Wilders also, until recently, had a mutual back-scratching relationship with Voice of Europe, the Prague-based website which was shut down by the Czech government last week for spreading Russian propaganda. But since the “special military operation” began he has tempered his enthusiasm for Putin’s regime. He denounced the incursion on its first day as a “flagrant and despicable violation of Ukrainian sovereignty” – though he also blamed Nato expansionism – and more recently condemned the “dreaful” death of Alexei Navalny in a “barbaric penal colony”. Wilders has adopted a quasi-Chinese position on the war, criticising both the Russian invasion and Western support for Ukrainian self-defence: the PVV recently voted against a €2 million military aid package, while Wilders accused the outgoing cabinet of overstretching its authority when it agreed to guarantee Ukraine’s security for the next 10 years. Inevitably, immigration is central to Wilders’s objections, hence his recent attack on the government for giving Ukrainian refugees “free housing, free healthcare and our jobs”.

More pointedly, it was Wilders who called the debate in Parliament to discuss the Czech revelations with Hugo de Jonge, and who led the chorus for the minister to name names, well aware that he was demanding the impossible. One does not survive on the front line of politics for two decades without developing a keen sense of when the potato is too hot or how best to pass it on. Knowing that the insinuations would be piling up at his feet, Wilders decided to get his retaliation in first. “I want names and numbers,” he said, adding that his own party had “never received a cent” from Russia. Given the idiosyncratic nature of the PVV, which has no members other than Wilders and no party infrastructure, that could mean almost anything. But it seems unlikely that an experienced political operator would make such claims without purging his closet of skeletons first. And, of course, as one of the five members of the closed intelligence committee – which comprises the leaders of the largest political parties – Wilders had already been briefed in private on what the Dutch intelligence service AIVD actually knew.

Wilders’s calls for transparency were in marked contrast to the response of Thierry Baudet, the leader of Forum for Democracy, who has never tried to hide his Russian sympathies. Baudet stayed away from last week’s debate, though that should not in itself be taken as evidence of guilt, given how rarely he attends Parliament at the best of times.

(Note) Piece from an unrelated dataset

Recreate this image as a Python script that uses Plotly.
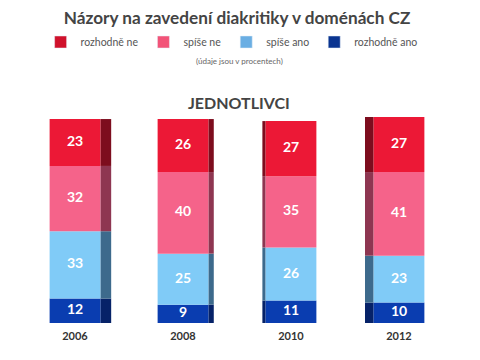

Instead, he indulged himself with a rambling social media post in which he dismissed the claims of Russian interference as “bickering and speculation based on nothing” and issued a perplexlingly detailed denial of his alleged links with Putin: “No money has been paid to us, there is no ‘kompromat’, no blackmail, no cash, no crypto, no bank transfers – there is no other link whatsoever with the Kremlin”. For a self-proclaimed man of letters, Baudet seems oddly unfamiliar with Queen Gertrude’s comment about the lady protesting too much.

The most striking thing about Baudet’s protestations was their flimsiness. Forum for Democracy first saw the light of day as a think-tank during the referendum on Ukraine’s accession treaty with the European Union, a travesty of democracy to rival a Russian presidential election. Around the time of the referendum Baudet was working closely with the Kyiv-based Vladimir Kornilov, whom he described in app messages as “a Russian who works for Putin” and a “very influential figure”. The website Voice of Europe was founded in the Netherlands by associates of Baudet, and both he and Forum’s European Parliament member, Marcel de Graaff, have appeared on it in the last year, since it was acquired by the pro-Russian Ukrainian oligarch, Viktor Medvechuk. The party’s close ties with Russia, outlined in a 45-minute documentary for current affairs show Zembla, prompted the AIVD to warn Baudet to watch out for spies in 2020, by which time he had been in parliament for three years. But when the Czech allegations surfaced last week, Baudet retorted: “What am I being accused of? Being interviewed?” before excusing himself from the debate – the only party leader to do so. Not even the dogs he was whistling to could have missed the whiff of collusion in his denials.